Cable modems and digital subscriber lines promise customers high-speed connections to the Internet. What isn’t so swift in many regions of the country, however, is the hookup by cable and telephone companies.
But the frustration some customers experience in trying to get a high-speed connection pales in comparison with that faced by about 130 scientists and support staff members at the National Science Foundation’s research station at the South Pole. Right now these researchers deep in Antarctica’s interior have only a sporadic link to the outside world through what is, in effect, a living museum of obsolete and abandoned satellites.
Given that some of those satellites are now more than a quarter-century old, the Office of Polar Projects at the science foundation is looking at new ways of linking the Admundsen-Scott South Pole Station electronically to the rest of the world.
The prime contender at the moment seems an unlikely choice: cable. Through its contractor, Raytheon Polar Services, the science foundation is looking into the feasibility of installing a fiber-optic cable across a continent that is marked by glaciers, deep crevasses and towering mountains and is notorious for having some of the world’s most extreme cold and winds.
“We want to make sure that potential vendors know this is not like laying cable across the United States,” said Andre Roy, Raytheon’s project manager.
For many people, the major attraction of the South Pole might be its potential as a refuge from modern communications. But Patrick D. Smith, the manager of technology development in the Polar Research Support Section of the science foundation, said that many of the scientists who visit the station to study glaciology, geophysics, meteorology, upper atmosphere physics, astronomy and astrophysics need to feed information to others.
More reliable communications could allow some scientists to run their Antarctic projects from their laboratories back home, he added, reducing the environmental stress on the South Pole.
It seems that even scientists exploring the South Pole are no longer allowed to be out of touch for too long.
“The grantees have other lives outside of their field trip to the Antarctic for three months,” Smith said. “There are a lot of constraints. If you’re a tenured prof with grad students, it’s kind of hard to be completely absent.”
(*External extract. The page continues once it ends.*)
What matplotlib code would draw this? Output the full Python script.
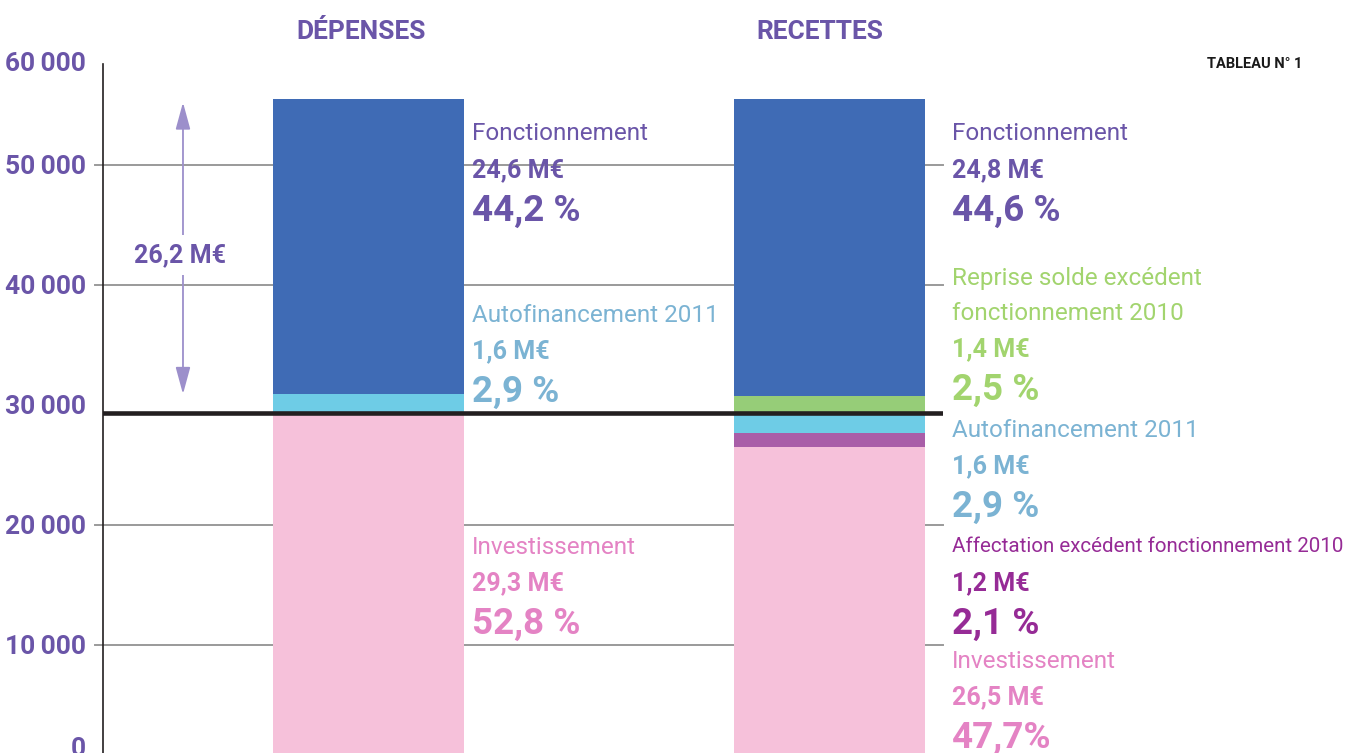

The station now relies on four satellites that in their old age have shifted into rakish orbits. As a result, they provide communications to the South Pole for 12 to 16 hours a day, depending on the combined patterns of the orbits. The satellites’ relative antiquity means that some of them offer Web links at a speed of only 38.3 kilobits per second, below that of a typical dial-up modem.
Iridium considered
Gradually, of course, these satellites will stop working. As a stopgap, Raytheon and the science foundation may turn to outer space’s biggest financial fiasco, the Iridium global satellite phone system. Iridium’s phone service doesn’t offer enough bandwidth to support the station’s needs, but it may be possible to adapt the system’s internal communications network to also provide a high-speed wireless Internet connection to the South Pole.
A partnership acquired Iridium two years ago in a bankruptcy reorganization. It is not building any more satellites and does not expect the system to last much beyond 2010.
Unlike the South Pole station, some bases in Antarctica are far enough north to be in regular contact with normal communications satellites, Smith said. That prompted Raytheon to consider ways of connecting the South Pole station with the U.S. coastal station at McMurdo Sound or a joint French-Italian station that is just far enough north of the pole to maintain constant satellite contact.
Microwave relay towers, Smith said, are not an option. Microwave does have some advantages: unlike the radio frequencies used by broadcasters, for instance, microwave transmissions are not disturbed by the ionosphere at the South Pole. But the relay stations require large amounts of electricity that can be provided only by diesel generators. Not only did that raise environmental concerns, since a link would involve about a dozen stations, but it would also be virtually impossible to visit towers that have mechanical or electrical problems during the long winter, Smith said.
Fiber-optic link
After that, the group turned its attention to building a fiber-optic link–an idea, Smith acknowledged, that “sounds kind of far-fetched.”
One of the few good things about any Antarctic cable network, Roy said, “is that you don’t have to bury the cable; it will bury itself.”
But the good news stops there. Because a link to McMurdo would be about 850 miles long, the digital pulses of light passing through it would need to be amplified at regular intervals. But that, again, would require electricity, which is unavailable.
The fiber-optic cables that are laid on ocean floors would seem to offer many answers to the South Pole’s problem. Besides carrying electricity for their amplifiers, they are armored for protection. The trouble, Smith said, is that those added features make undersea fiber-optic cables extremely heavy. That is not a problem for a huge cable-laying ship. But building an Antarctic network would most likely involve hauling the cable over ice-covered peaks as high as 13,000 feet.
The science foundation is now asking fiber network suppliers to submit ideas about the feasibility of bringing fiber to the South Pole. Roy said that the collapse of the telecom equipment market had generated considerable interest within the industry, whatever the problems.
If the science foundation decides that a fiber link can be established, Roy expects that any network will be built by a consortium of companies using both custom-made fiber equipment and special cable-laying machinery. “I don’t think you can go out and buy a piece of equipment to do this,” he said.